Silver is trading above the Cloud on the 4hr chart but below the daily, weekly and monthly Clouds.
The weekly candle closed as a bearish coloured ‘Spinning Top’ and ‘Inside’ candle suggesting indecision here.
Any new and sustained hold back below $15 would be bearish though and would bring the $11 and $9 levels into focus. $11 is previous S/R and the $9 area is the 100% fib level.
- I’m watching for any new TC signal, the $15 level and the weekly chart’s descending wedge trend lines.
Gold: Gold chopped higher last week and reached back up to the key $1,145 level and monthly chart’s 61.8% fib zone. Price stalled just below the trend line from the bullish-reversal descending wedge pattern and this is now an area of interest to watch here. The weekly close above $1,145 is a psychological boost here in spite of the bullish outlook for the US$. I wrote an article on Gold last week and this can be found through this link.

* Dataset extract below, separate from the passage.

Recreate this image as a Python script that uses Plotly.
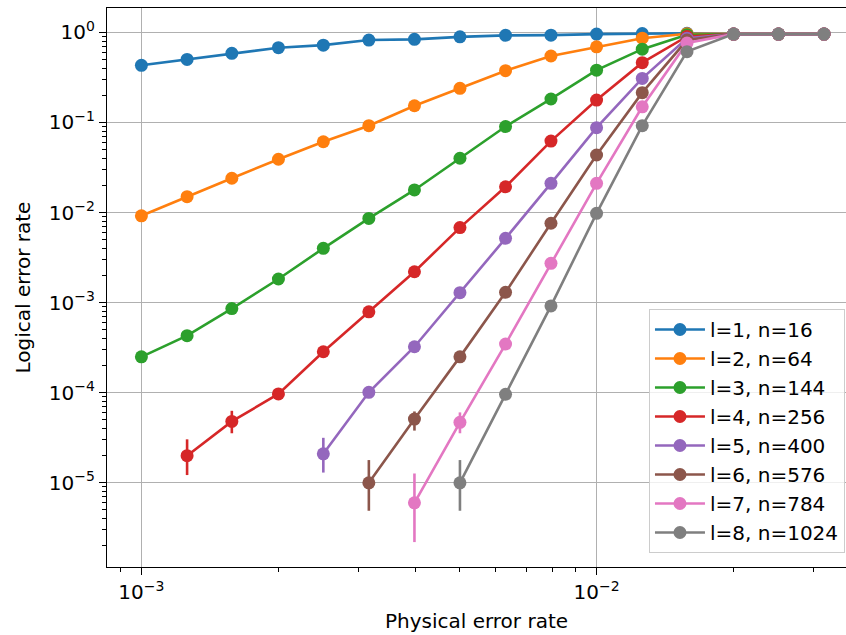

Any new close and hold above the descending wedge trend line would be bullish but a sustained respect of this region would be bearish, at least in the short term. Bearish targets below $1,145 include the $1,100 and $1,000 psychological levels and, then, the 78.6% fib near $950. As with Silver, there is still a bit more room within this wedge though for continued consolidation and the breakout might not evolve until there is a decisive US interest rate decision.
Gold is trading above the Cloud on the 4hr & daily charts but below the Cloud on the weekly and monthly charts.
The weekly candle closed as a bullish candle following last week’s, essentially ‘bullish engulfing’ candle.
- I’m watching for any new TC signal, the descending wedge trend lines and the $1,145/1,150 levels.